«Et les mistrals gagnants», cinq enfants face à la maladie
Cinéma
La journaliste Anne-Dauphine Julliand suit dans un film sensible et pudique le combat de cinq jeunes enfants contre de graves maladies. Un premier film dicté par son histoire personnelle et la perte de deux filles

Sur le papier, ce documentaire semblait on ne peut plus prévisible. «Un film à hauteur d’enfant, sur la vie tout simplement», annonce le résumé officiel de Et les Mistrals gagnants, qui voit la journaliste Anne-Dauphine Julliand suivre le quotidien de cinq enfants de 6 à 9 ans. Cinq enfants malades, vivant entre leur domicile et des hôpitaux. La néo-réalisatrice de 43 ans – il s’agit de son premier film – a elle-même perdu deux filles, victimes innocentes d’une maladie génétique incurable. Elle a déjà publié deux livres, Deux petits pas sur le sable mouillé et Une journée particulière. A travers la vie de ses deux filles, elle a découvert une autre façon de vivre la sienne, affirme-t-elle.
Loin des clichés
La Française a donc décidé de filmer d’autres enfants eux aussi atteints de maladies graves, afin de les montrer justement comme des enfants, et non uniquement comme des malades. Il y a forcément dans sa démarche quelque chose qui tient de la thérapie, de l’exorcisme. Mais, miraculeusement, «Et les Mistrals gagnants» est loin d’être le documentaire débordant de bons sentiments et accumulant les clichés que l’on craignait avec pareil sujet. Anne-Dauphine Julliand a en effet réussi à trouver la bonne distance pour éviter de faire de ces enfants des martyrs. Elle filme leurs rires, leurs larmes et leurs questions, avant leur maladie, et laisse le plus souvent les adultes dans les marges, à la périphérie du hors-champ.

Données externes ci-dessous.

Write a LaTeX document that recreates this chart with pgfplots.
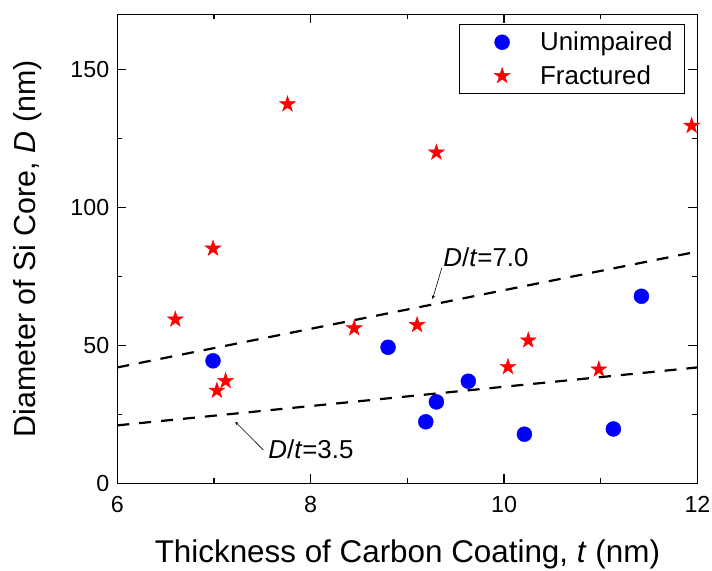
\documentclass[border=0pt]{standalone}
\usepackage{fontspec}
\setmainfont{Liberation Sans}
\usepackage{pgfplots}
\pgfplotsset{compat=1.18}
\pgfdeclareplotmark{fstar}{%
  \pgfpathmoveto{\pgfpointpolar{90}{\pgfplotmarksize}}%
  \pgfpathlineto{\pgfpointpolar{126}{0.382\pgfplotmarksize}}%
  \pgfpathlineto{\pgfpointpolar{162}{\pgfplotmarksize}}%
  \pgfpathlineto{\pgfpointpolar{198}{0.382\pgfplotmarksize}}%
  \pgfpathlineto{\pgfpointpolar{234}{\pgfplotmarksize}}%
  \pgfpathlineto{\pgfpointpolar{270}{0.382\pgfplotmarksize}}%
  \pgfpathlineto{\pgfpointpolar{306}{\pgfplotmarksize}}%
  \pgfpathlineto{\pgfpointpolar{342}{0.382\pgfplotmarksize}}%
  \pgfpathlineto{\pgfpointpolar{18}{\pgfplotmarksize}}%
  \pgfpathlineto{\pgfpointpolar{54}{0.382\pgfplotmarksize}}%
  \pgfpathclose
  \pgfusepathqfillstroke
}
\begin{document}
\begin{tikzpicture}
\begin{axis}[
  scale only axis,
  width=580.2bp, height=469bp,
  xmin=6, xmax=12, ymin=0, ymax=170,
  xtick={6,8,10,12}, ytick={0,50,100,150},
  minor xtick={7,9,11}, minor ytick={25,75,125},
  tick align=inside,
  major tick length=9bp, minor tick length=5bp,
  tick style={black, line width=1.2bp},
  axis line style={line width=1.3bp},
  /pgf/number format/assume math mode=true,
  ticklabel style={font=\fontsize{23.3}{27}\selectfont},
  xticklabel style={yshift=-9bp},
  yticklabel style={xshift=-4.6bp},
  xlabel={Thickness of Carbon Coating, \textit{t} (nm)},
  ylabel={Diameter of Si Core, \textit{D} (nm)},
  xlabel style={font=\fontsize{31.5}{36}\selectfont, at={([yshift=-79bp]axis description cs:0.5,0)}, anchor=base},
  ylabel style={font=\fontsize{30.5}{35}\selectfont, at={([xshift=-81.3bp]axis description cs:0,0.5)}, anchor=base},
  legend style={at={(1,1)}, anchor=north east, xshift=-12.5bp, yshift=-9.7bp,
    draw=black, line width=0.8bp, inner xsep=0pt, inner ysep=1bp,
    nodes={inner sep=0pt}, font=\fontsize{26}{30}\selectfont,
    column sep=0pt, row sep=0pt},
  legend image code/.code={\path[draw=none, fill=none] (-42.7bp,-16.85bp) rectangle (38bp,16.85bp); \draw[#1] plot coordinates {(0bp,0bp)};},
  legend cell align=left,
  clip=false,
]
\addplot[only marks, mark=*, mark size=7.5bp, blue, mark options={fill=blue, draw=blue, line width=0.4bp}] coordinates {
(6.99,44.4) (8.80,49.3) (9.30,29.5) (9.19,22.3) (9.63,37.0) (10.21,17.8) (11.13,19.7) (11.42,67.8)
};
\addlegendentry{Unimpaired\hspace*{12bp}}
\addplot[only marks, mark=fstar, mark size=8.4bp, red, mark options={fill=red, draw=red, line width=0.4bp}] coordinates {
(6.60,59.4) (6.99,85.1) (7.03,33.6) (7.12,37.1) (7.76,137.4) (8.45,56.2) (9.10,57.4) (9.30,119.9) (10.04,42.2) (10.25,51.8) (10.98,41.3) (11.94,129.6)
};
\addlegendentry{Fractured\hspace*{12bp}}
\addplot[black, line width=2.2bp, dash pattern=on 12bp off 10bp, forget plot] coordinates {(6,42) (12,84)};
\addplot[black, line width=2.2bp, dash pattern=on 12bp off 10bp, forget plot] coordinates {(6,21) (12,42)};
\draw[->, >=stealth, line width=0.6bp] (axis cs:9.355,78.0) -- (axis cs:9.26,66.8);
\node[anchor=west, font=\fontsize{26}{30}\selectfont, inner sep=0pt] at (axis cs:9.37,81.8) {\textit{D}/\textit{t}=7.0};
\draw[->, >=stealth, line width=0.6bp] (axis cs:7.51,12.1) -- (axis cs:7.22,22.3);
\node[anchor=west, font=\fontsize{26}{30}\selectfont, inner sep=0pt] at (axis cs:7.56,12.2) {\textit{D}/\textit{t}=3.5};
\end{axis}
\pgfresetboundingbox
\path (-117.3bp,-87.7bp) rectangle (594.7bp,483.3bp);
\end{tikzpicture}
\end{document}
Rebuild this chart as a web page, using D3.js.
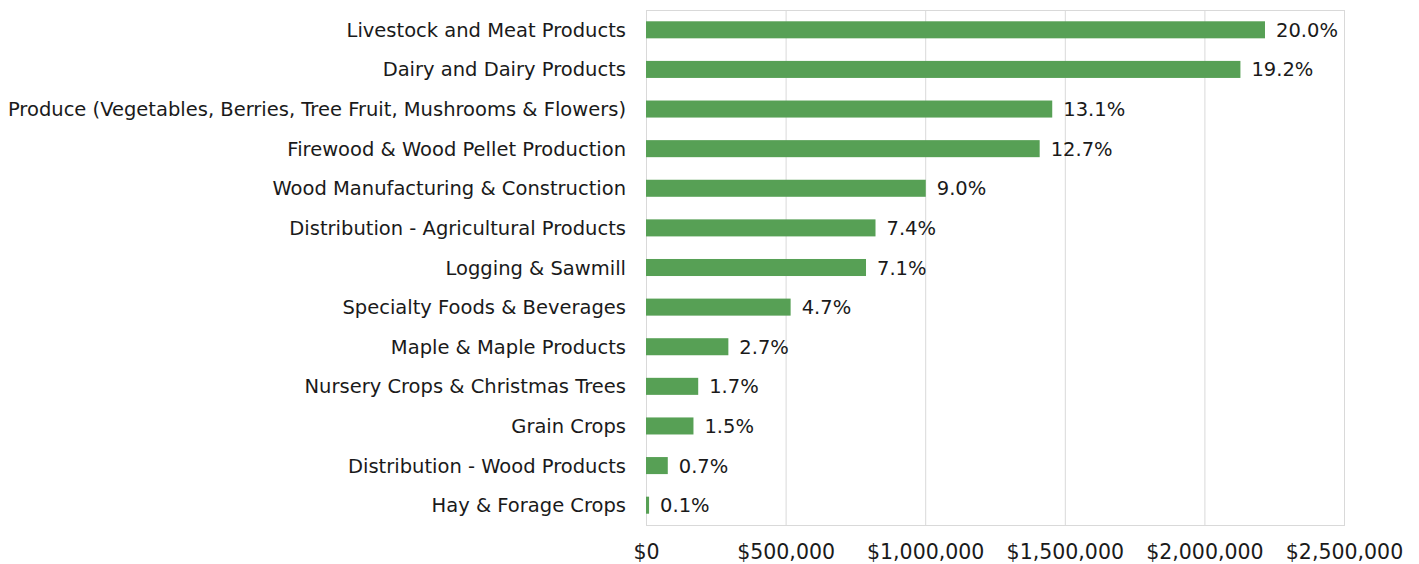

«Rien n’empêche d’être heureux»
Alors oui, forcément, il y a dans ce qui nous est montré quelque chose qui tient de la leçon de vie; on sent du courage, de l’abnégation et de la résilience. Mais jamais la réalisatrice ne cède à la facilité. Le montage alterné faisant des cinq parcours de vie une mosaïque impressionniste plus qu’un véritable récit est parfaitement maîtrisé, et les séquences finement découpées, alors que la tentation aurait pu être grande de faire durer certains moments, d’appuyer un passage plus sensible, quitte à flirter avec le voyeurisme. Or ce n’est jamais le cas.
Les quatre garçons (Camille, Charles, Imad, Tugdual) et la fille (Ambre) que l’on découvre dans toute leur jeune complexité ont tous en eux une force insoupçonnée inhérente à leur combat, mais aussi des personnalités différentes, des rapports différents à la maladie et à la vie, à la mort aussi. «Rien n’empêche d’être heureux», dit Tugdual, tandis que Camille annonce très calmement: «Je suis malade. Mais quand je serai mort, je serai plus malade.»
Magnifique photographie
Le titre du film renvoie à la chanson éponyme de Renaud, ce «Mistral gagnant» qui a connu une seconde vie suite à sa reprise en 2014 par la Québécoise Cœur de pirate. La chanson est belle, émouvante. On pensait l’entendre durant le générique de fin, voire pas du tout. Un clin d’œil à ce morceau mélancolique parlant de l’enfance révolue aurait d’ailleurs amplement suffi, simple allusion poétique plutôt que démonstration facile. Las, Anne-Dauphine Julliand utilise «Mistral gagnant» in extenso dans la dernière partie de son documentaire, un peu avant que l’on prenne congé des protagonistes.
On se sent alors soudainement pris en otage, comme au début du film, lorsque les enfants sont introduits les uns après les autres sur fond de petite ritournelle agaçante. Dommage. Ces petites erreurs n’affaiblissent pas véritablement le film, mais le rapprochent brièvement de tant de reportages télévisés balisés, alors que sa magnifique photographie – fruit d’une collaboration avec plusieurs chefs opérateurs chevronnés – en fait une vraie œuvre de cinéma.
Et les mistrals gagnants (France, 2016), de Anne-Dauphine Julliand, 1h19.